→ **Task statement**
Copy exactly, leaving out every image, the lines from the one with "Rebuild this chart" through the one with "df = pd.DataFrame(rows)", inclusive.

→ **Exercise input**
---

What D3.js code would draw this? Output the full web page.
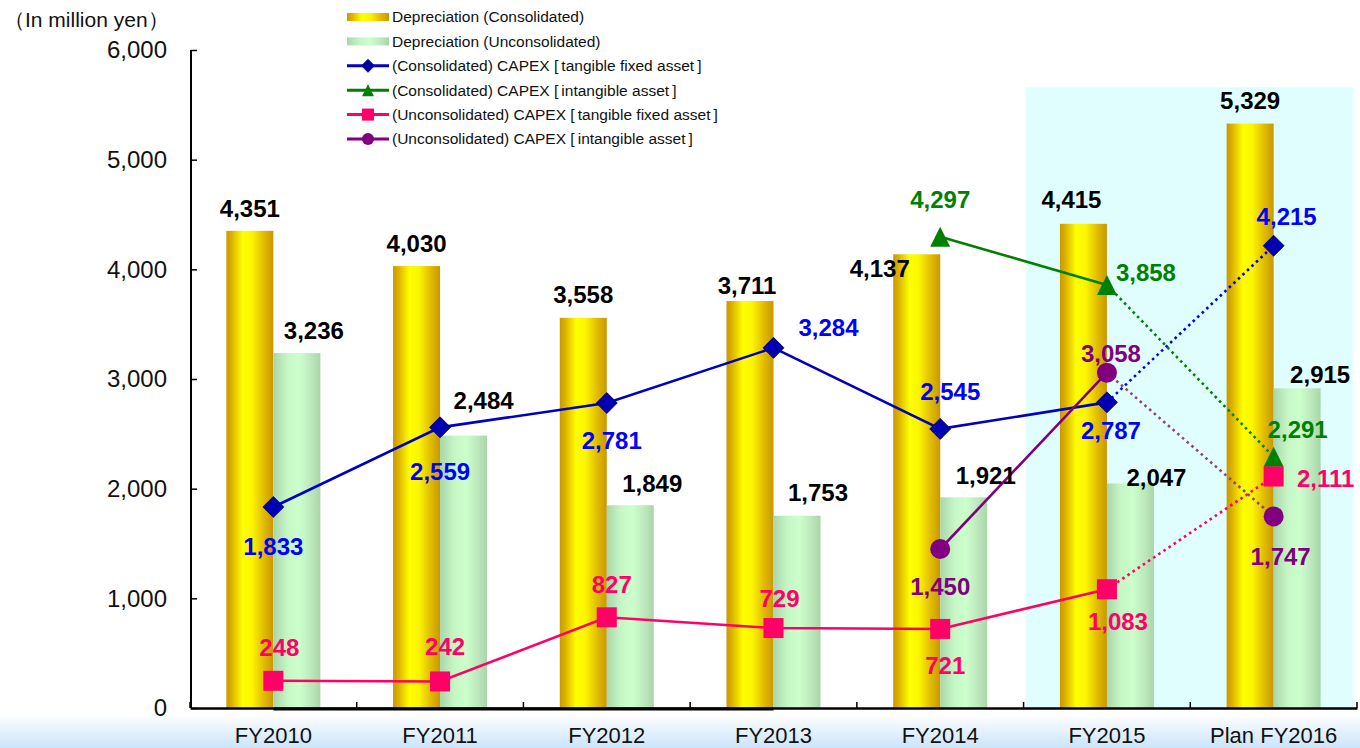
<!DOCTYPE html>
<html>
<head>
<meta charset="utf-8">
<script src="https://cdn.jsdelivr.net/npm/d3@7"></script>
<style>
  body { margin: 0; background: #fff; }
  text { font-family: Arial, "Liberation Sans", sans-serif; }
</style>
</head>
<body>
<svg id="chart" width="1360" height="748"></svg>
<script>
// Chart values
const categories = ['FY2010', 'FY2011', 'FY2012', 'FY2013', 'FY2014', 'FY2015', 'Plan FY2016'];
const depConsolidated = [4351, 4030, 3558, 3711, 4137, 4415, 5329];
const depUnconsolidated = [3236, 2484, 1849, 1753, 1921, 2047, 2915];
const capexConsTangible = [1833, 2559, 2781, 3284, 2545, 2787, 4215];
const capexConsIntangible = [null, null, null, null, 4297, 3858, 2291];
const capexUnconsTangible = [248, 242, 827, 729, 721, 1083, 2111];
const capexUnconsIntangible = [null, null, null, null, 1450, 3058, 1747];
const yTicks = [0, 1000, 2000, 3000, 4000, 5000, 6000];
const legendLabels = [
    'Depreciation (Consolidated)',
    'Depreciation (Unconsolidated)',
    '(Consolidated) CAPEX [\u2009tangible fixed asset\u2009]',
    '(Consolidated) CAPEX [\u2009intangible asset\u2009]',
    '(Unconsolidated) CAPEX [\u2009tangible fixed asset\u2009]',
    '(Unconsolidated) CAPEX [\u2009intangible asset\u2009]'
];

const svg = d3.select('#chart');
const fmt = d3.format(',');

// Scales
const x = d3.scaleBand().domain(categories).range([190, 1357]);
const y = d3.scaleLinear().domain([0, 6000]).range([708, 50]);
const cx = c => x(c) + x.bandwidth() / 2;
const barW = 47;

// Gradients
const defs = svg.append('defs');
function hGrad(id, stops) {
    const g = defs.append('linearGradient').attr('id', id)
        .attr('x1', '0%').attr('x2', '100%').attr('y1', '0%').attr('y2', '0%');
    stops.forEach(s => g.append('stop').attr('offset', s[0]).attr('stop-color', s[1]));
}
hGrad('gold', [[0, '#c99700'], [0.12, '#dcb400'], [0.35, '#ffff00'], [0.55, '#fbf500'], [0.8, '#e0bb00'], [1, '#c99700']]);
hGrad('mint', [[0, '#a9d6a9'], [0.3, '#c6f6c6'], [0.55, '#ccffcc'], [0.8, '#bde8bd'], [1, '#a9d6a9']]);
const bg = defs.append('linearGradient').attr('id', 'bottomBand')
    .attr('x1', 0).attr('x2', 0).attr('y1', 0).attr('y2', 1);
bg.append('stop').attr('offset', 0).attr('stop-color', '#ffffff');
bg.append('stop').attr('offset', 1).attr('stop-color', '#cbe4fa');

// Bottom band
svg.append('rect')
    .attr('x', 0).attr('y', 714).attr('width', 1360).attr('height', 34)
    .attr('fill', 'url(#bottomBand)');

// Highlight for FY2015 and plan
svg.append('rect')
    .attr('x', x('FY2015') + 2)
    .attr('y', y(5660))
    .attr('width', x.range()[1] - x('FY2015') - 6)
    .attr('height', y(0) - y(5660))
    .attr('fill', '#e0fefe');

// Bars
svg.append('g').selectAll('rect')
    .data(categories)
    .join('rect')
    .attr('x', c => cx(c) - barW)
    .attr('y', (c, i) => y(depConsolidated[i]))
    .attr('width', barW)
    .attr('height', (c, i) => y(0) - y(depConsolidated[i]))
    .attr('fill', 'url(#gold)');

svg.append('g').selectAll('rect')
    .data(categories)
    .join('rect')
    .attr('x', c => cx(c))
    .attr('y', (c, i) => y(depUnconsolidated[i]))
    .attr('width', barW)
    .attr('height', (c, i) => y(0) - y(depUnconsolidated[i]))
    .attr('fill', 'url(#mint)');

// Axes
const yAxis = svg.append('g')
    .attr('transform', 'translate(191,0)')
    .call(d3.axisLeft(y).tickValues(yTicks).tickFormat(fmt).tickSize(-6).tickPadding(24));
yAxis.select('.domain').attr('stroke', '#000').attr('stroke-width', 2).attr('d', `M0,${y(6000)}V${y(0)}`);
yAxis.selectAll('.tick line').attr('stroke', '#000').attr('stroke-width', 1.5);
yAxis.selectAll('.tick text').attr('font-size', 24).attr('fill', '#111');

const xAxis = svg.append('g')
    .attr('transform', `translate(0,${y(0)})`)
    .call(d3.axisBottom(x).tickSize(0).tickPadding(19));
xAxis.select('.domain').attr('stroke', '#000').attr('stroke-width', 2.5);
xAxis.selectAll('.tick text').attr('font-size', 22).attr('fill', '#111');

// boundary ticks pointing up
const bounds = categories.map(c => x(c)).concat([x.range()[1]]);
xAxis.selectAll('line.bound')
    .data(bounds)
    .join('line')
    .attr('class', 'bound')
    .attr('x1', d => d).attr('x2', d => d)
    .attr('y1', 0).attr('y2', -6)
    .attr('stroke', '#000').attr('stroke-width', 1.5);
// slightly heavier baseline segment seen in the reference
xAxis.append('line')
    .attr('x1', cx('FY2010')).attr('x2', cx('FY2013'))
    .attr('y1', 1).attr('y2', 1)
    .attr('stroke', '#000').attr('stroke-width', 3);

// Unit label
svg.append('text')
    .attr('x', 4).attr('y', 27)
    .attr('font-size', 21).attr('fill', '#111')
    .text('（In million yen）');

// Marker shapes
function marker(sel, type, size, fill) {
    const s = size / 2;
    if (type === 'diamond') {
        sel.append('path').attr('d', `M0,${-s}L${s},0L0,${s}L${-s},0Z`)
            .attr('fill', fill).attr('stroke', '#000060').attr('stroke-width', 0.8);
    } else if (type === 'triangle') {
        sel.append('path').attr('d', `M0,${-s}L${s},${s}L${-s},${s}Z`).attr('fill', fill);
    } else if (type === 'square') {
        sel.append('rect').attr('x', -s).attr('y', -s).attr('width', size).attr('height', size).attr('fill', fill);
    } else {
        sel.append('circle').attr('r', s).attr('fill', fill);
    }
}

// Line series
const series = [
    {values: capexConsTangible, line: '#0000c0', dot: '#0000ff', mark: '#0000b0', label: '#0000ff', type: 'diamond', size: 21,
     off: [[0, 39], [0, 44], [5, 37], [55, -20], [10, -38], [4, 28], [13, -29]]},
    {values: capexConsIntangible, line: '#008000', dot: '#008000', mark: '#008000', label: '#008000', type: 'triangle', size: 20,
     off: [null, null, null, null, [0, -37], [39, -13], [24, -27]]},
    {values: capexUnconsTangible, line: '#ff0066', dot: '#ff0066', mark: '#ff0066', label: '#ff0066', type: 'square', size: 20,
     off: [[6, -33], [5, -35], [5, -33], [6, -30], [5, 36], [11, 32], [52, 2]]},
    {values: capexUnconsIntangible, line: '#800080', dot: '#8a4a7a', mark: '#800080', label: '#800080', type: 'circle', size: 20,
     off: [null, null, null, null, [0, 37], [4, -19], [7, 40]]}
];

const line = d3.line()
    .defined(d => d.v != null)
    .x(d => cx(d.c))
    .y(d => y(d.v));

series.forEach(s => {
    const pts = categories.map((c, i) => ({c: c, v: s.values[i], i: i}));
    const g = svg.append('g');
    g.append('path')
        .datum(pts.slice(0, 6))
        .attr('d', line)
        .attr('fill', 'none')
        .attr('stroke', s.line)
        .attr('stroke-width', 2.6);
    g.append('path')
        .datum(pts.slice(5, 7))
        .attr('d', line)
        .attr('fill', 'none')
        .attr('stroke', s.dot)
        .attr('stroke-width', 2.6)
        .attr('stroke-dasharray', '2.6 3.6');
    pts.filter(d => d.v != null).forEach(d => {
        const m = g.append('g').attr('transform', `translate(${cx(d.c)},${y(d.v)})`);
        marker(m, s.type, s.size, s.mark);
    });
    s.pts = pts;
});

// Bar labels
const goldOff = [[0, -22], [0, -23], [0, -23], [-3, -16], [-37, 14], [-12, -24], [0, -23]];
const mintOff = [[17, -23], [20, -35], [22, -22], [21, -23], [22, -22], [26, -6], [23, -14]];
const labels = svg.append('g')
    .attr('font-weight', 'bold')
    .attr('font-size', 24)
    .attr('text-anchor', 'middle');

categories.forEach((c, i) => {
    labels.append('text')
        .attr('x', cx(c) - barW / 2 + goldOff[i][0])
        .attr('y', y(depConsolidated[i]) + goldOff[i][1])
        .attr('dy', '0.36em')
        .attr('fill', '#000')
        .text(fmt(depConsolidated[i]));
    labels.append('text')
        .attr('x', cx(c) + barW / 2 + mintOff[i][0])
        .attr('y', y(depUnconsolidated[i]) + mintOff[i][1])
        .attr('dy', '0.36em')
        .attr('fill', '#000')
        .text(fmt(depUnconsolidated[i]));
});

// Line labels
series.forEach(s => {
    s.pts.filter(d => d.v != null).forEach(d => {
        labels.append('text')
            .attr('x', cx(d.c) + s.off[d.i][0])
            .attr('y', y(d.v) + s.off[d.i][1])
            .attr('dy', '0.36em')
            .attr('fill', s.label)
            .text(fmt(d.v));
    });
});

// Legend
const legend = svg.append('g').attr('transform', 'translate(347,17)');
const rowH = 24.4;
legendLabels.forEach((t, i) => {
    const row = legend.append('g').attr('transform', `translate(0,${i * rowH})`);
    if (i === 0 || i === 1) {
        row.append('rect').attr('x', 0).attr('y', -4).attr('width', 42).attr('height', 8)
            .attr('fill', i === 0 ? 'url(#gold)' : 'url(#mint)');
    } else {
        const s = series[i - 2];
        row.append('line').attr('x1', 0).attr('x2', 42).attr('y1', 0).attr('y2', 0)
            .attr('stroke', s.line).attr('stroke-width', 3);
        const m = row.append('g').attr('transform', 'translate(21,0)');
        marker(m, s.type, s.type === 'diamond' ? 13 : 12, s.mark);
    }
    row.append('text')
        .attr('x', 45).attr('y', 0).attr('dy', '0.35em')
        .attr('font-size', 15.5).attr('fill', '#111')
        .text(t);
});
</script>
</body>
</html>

---

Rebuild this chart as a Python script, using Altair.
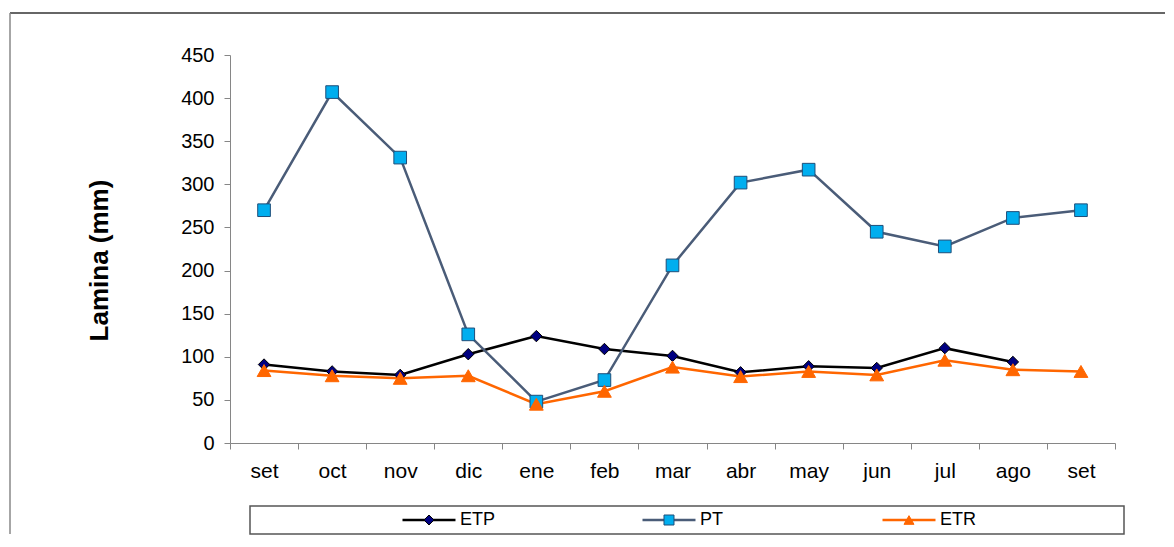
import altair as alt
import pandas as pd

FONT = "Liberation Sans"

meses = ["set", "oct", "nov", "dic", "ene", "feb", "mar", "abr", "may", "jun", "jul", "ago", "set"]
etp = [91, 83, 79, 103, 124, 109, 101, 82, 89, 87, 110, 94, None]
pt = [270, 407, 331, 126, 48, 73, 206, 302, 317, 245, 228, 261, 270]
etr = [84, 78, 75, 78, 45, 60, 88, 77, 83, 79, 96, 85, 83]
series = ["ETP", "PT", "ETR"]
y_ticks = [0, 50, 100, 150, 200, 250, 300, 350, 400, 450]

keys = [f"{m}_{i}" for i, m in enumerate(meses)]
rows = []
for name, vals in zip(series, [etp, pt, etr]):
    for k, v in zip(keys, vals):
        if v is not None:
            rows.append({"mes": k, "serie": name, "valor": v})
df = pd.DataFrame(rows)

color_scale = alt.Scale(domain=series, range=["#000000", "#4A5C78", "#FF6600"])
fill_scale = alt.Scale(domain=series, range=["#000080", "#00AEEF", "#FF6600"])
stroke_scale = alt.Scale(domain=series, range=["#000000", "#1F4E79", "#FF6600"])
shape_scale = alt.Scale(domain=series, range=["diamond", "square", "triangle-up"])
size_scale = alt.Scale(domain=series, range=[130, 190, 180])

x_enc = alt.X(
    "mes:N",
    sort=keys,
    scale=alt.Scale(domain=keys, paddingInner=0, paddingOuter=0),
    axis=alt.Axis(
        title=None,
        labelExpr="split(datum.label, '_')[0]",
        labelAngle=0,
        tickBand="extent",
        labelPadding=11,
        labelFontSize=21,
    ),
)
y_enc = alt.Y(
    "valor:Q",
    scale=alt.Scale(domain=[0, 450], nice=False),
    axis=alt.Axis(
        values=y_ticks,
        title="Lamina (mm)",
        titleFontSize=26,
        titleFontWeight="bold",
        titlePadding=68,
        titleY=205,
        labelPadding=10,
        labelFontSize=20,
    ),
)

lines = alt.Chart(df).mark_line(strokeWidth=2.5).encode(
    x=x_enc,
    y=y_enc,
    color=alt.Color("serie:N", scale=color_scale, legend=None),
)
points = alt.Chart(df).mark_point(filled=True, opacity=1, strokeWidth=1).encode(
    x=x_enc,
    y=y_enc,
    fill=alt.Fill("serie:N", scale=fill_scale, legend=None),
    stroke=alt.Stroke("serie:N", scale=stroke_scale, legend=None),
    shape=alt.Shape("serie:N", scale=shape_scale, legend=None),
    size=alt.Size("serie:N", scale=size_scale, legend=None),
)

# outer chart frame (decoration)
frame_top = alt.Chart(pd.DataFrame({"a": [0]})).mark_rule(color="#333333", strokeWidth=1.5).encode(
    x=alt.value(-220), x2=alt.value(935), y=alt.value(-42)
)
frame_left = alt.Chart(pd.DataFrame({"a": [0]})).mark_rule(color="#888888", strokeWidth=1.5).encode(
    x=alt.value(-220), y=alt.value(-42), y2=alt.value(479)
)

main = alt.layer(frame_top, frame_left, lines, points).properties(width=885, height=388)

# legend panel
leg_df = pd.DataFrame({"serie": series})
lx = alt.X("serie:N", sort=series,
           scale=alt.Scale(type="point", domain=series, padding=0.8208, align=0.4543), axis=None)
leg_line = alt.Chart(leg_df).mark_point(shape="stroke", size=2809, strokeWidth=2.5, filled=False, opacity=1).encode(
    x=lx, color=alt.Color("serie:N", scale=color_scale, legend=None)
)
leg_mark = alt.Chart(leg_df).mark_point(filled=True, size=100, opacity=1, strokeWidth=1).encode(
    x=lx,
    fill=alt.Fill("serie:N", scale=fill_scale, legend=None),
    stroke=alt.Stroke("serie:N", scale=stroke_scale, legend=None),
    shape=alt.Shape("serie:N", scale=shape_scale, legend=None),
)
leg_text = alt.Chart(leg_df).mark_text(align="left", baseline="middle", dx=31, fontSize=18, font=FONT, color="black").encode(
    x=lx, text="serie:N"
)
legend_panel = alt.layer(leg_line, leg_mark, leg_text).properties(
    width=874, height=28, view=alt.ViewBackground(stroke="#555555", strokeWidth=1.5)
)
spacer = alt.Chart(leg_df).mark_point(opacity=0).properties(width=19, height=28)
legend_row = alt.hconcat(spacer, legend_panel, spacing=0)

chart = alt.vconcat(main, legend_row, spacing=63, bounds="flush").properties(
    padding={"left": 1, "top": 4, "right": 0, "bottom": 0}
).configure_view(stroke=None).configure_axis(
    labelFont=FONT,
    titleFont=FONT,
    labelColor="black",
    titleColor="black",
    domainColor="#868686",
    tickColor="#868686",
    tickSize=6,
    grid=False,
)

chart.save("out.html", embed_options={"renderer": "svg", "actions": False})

---

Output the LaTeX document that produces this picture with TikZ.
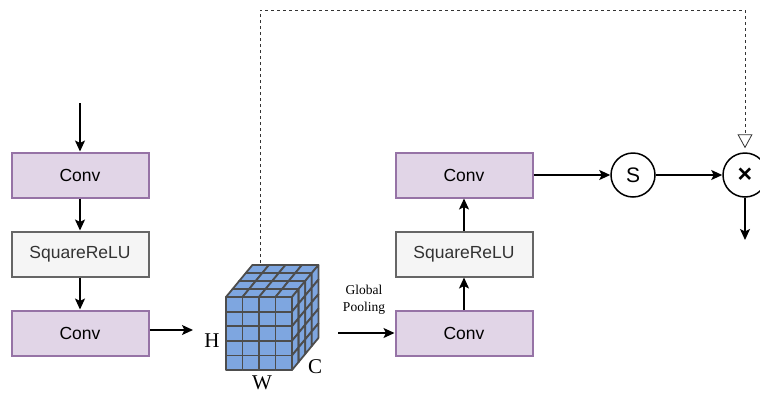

---

→ **Response for this exercise**
Rebuild this chart as a Python script, using Altair.
import altair as alt
import pandas as pd

FONT = "Liberation Sans"

meses = ["set", "oct", "nov", "dic", "ene", "feb", "mar", "abr", "may", "jun", "jul", "ago", "set"]
etp = [91, 83, 79, 103, 124, 109, 101, 82, 89, 87, 110, 94, None]
pt = [270, 407, 331, 126, 48, 73, 206, 302, 317, 245, 228, 261, 270]
etr = [84, 78, 75, 78, 45, 60, 88, 77, 83, 79, 96, 85, 83]
series = ["ETP", "PT", "ETR"]
y_ticks = [0, 50, 100, 150, 200, 250, 300, 350, 400, 450]

keys = [f"{m}_{i}" for i, m in enumerate(meses)]
rows = []
for name, vals in zip(series, [etp, pt, etr]):
    for k, v in zip(keys, vals):
        if v is not None:
            rows.append({"mes": k, "serie": name, "valor": v})
df = pd.DataFrame(rows)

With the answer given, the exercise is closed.